WRITTEN INSTRUCTION:
Write out the data below in full. Keep it exact.

GIVEN MATERIAL:
— BEGIN —
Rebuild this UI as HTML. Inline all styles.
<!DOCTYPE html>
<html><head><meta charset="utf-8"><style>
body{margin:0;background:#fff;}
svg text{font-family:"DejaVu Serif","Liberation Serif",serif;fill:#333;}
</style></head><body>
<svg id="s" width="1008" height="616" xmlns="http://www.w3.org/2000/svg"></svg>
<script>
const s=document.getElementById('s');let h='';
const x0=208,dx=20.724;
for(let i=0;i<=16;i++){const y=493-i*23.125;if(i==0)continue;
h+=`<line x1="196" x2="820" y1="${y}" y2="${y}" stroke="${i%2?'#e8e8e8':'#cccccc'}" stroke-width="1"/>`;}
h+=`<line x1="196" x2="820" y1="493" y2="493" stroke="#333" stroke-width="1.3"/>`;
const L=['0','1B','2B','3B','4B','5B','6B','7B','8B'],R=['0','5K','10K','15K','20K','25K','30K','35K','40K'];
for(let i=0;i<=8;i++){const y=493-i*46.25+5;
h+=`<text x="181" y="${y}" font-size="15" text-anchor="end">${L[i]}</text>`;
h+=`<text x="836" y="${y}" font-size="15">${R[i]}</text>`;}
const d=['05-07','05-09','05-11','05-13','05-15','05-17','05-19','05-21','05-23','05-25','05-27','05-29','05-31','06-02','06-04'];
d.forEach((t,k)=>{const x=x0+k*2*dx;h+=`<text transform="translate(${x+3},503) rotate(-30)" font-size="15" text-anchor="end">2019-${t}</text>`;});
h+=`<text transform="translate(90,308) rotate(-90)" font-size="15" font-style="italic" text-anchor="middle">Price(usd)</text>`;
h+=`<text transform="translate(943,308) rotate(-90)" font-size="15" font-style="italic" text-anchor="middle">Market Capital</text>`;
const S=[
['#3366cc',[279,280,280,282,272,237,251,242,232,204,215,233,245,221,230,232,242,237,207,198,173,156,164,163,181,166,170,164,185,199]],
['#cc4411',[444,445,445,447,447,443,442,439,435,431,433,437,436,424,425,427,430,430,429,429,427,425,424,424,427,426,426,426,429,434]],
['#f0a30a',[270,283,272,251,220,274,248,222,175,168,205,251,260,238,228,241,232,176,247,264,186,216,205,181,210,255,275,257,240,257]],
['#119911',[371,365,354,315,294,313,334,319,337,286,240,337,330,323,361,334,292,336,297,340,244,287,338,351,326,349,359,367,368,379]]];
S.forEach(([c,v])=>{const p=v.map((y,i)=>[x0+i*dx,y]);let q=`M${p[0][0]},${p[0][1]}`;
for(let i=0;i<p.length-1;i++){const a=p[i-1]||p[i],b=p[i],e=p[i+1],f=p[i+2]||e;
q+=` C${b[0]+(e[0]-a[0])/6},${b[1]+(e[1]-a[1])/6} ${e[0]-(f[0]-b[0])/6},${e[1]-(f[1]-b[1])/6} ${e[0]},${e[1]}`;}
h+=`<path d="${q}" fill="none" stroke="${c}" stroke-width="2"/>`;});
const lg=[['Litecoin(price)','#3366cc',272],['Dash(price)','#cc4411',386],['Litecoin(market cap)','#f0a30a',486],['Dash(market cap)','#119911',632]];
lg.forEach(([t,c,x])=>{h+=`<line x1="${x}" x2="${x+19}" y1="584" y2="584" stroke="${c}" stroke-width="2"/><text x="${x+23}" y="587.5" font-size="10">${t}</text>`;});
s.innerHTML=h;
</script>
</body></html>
— END —
EXPECTED ANSWER:
Rebuild this UI as HTML. Inline all styles.
<!DOCTYPE html>
<html><head><meta charset="utf-8"><style>
body{margin:0;background:#fff;}
svg text{font-family:"DejaVu Serif","Liberation Serif",serif;fill:#333;}
</style></head><body>
<svg id="s" width="1008" height="616" xmlns="http://www.w3.org/2000/svg"></svg>
<script>
const s=document.getElementById('s');let h='';
const x0=208,dx=20.724;
for(let i=0;i<=16;i++){const y=493-i*23.125;if(i==0)continue;
h+=`<line x1="196" x2="820" y1="${y}" y2="${y}" stroke="${i%2?'#e8e8e8':'#cccccc'}" stroke-width="1"/>`;}
h+=`<line x1="196" x2="820" y1="493" y2="493" stroke="#333" stroke-width="1.3"/>`;
const L=['0','1B','2B','3B','4B','5B','6B','7B','8B'],R=['0','5K','10K','15K','20K','25K','30K','35K','40K'];
for(let i=0;i<=8;i++){const y=493-i*46.25+5;
h+=`<text x="181" y="${y}" font-size="15" text-anchor="end">${L[i]}</text>`;
h+=`<text x="836" y="${y}" font-size="15">${R[i]}</text>`;}
const d=['05-07','05-09','05-11','05-13','05-15','05-17','05-19','05-21','05-23','05-25','05-27','05-29','05-31','06-02','06-04'];
d.forEach((t,k)=>{const x=x0+k*2*dx;h+=`<text transform="translate(${x+3},503) rotate(-30)" font-size="15" text-anchor="end">2019-${t}</text>`;});
h+=`<text transform="translate(90,308) rotate(-90)" font-size="15" font-style="italic" text-anchor="middle">Price(usd)</text>`;
h+=`<text transform="translate(943,308) rotate(-90)" font-size="15" font-style="italic" text-anchor="middle">Market Capital</text>`;
const S=[
['#3366cc',[279,280,280,282,272,237,251,242,232,204,215,233,245,221,230,232,242,237,207,198,173,156,164,163,181,166,170,164,185,199]],
['#cc4411',[444,445,445,447,447,443,442,439,435,431,433,437,436,424,425,427,430,430,429,429,427,425,424,424,427,426,426,426,429,434]],
['#f0a30a',[270,283,272,251,220,274,248,222,175,168,205,251,260,238,228,241,232,176,247,264,186,216,205,181,210,255,275,257,240,257]],
['#119911',[371,365,354,315,294,313,334,319,337,286,240,337,330,323,361,334,292,336,297,340,244,287,338,351,326,349,359,367,368,379]]];
S.forEach(([c,v])=>{const p=v.map((y,i)=>[x0+i*dx,y]);let q=`M${p[0][0]},${p[0][1]}`;
for(let i=0;i<p.length-1;i++){const a=p[i-1]||p[i],b=p[i],e=p[i+1],f=p[i+2]||e;
q+=` C${b[0]+(e[0]-a[0])/6},${b[1]+(e[1]-a[1])/6} ${e[0]-(f[0]-b[0])/6},${e[1]-(f[1]-b[1])/6} ${e[0]},${e[1]}`;}
h+=`<path d="${q}" fill="none" stroke="${c}" stroke-width="2"/>`;});
const lg=[['Litecoin(price)','#3366cc',272],['Dash(price)','#cc4411',386],['Litecoin(market cap)','#f0a30a',486],['Dash(market cap)','#119911',632]];
lg.forEach(([t,c,x])=>{h+=`<line x1="${x}" x2="${x+19}" y1="584" y2="584" stroke="${c}" stroke-width="2"/><text x="${x+23}" y="587.5" font-size="10">${t}</text>`;});
s.innerHTML=h;
</script>
</body></html>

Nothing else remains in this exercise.